Description
Summary
The question is what the sum of a Series of all NaNs should return (which is equivalent to an empty Series after skipping the NaNs): NaN or 0?
In [1]: s = Series([np.nan])
In [2]: s.sum(skipna=True) # skipping NaNs is the default
Out[2]: nan or 0 <---- DISCUSSION POINT
In [3]: s.sum(skipna=False)
Out[3]: nan
The reason this is a discussion point has the following cause: the internal nansum implementation of pandas returns NaN. But, when bottleneck is installed, pandas will use bottlenecks implementation of nansum, which returns 0 (for the versions >= 1.0).
Bottleneck changed the behaviour from returning NaN to returning 0 to model it after numpy's nansum function.
This has the very annoying consequence that depending on whether bottleneck is installed or not (which is only an optional dependency), you get a different behaviour.

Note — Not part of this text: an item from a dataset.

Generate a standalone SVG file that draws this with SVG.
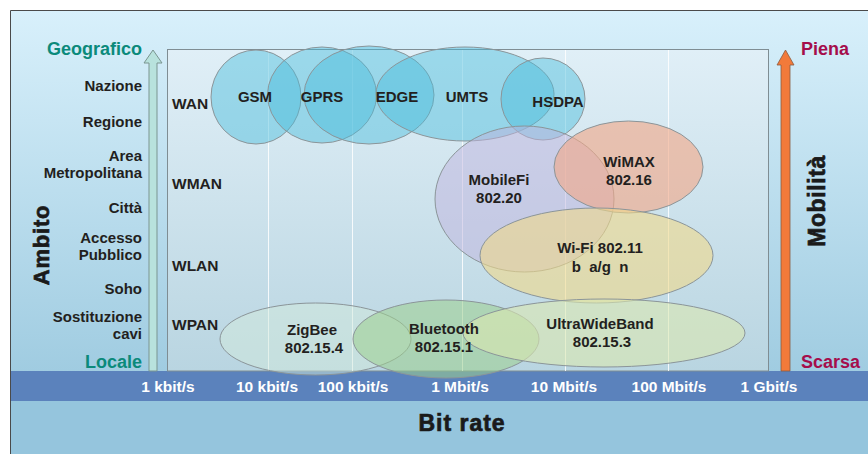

So the decision we need to make, is to either:
- adapt pandas internal implementation to return 0, so in all cases 0 is returned for all NaN/empty series.
- workaround bottlenecks behaviour or not use it for nansum, in order to consistently return NaN instead of 0
- choose one of both above as the default, but have an option to switch behaviour
Original title: nansum in bottleneck 1.0 will return 0 for all NaN arrays instead of NaN
xref pydata/bottleneck#96
xref #9421
- Tests are turned off for bottleneck >1.0 (xref TST: test_nanops turns off bottneck for all tests after #10986)
This matches a change from numpy 1.8 -> 1.9.
We should address this for pandas 0.16.
Should we work around the new behavior (probably the simplest choice) or change nansum in pandas?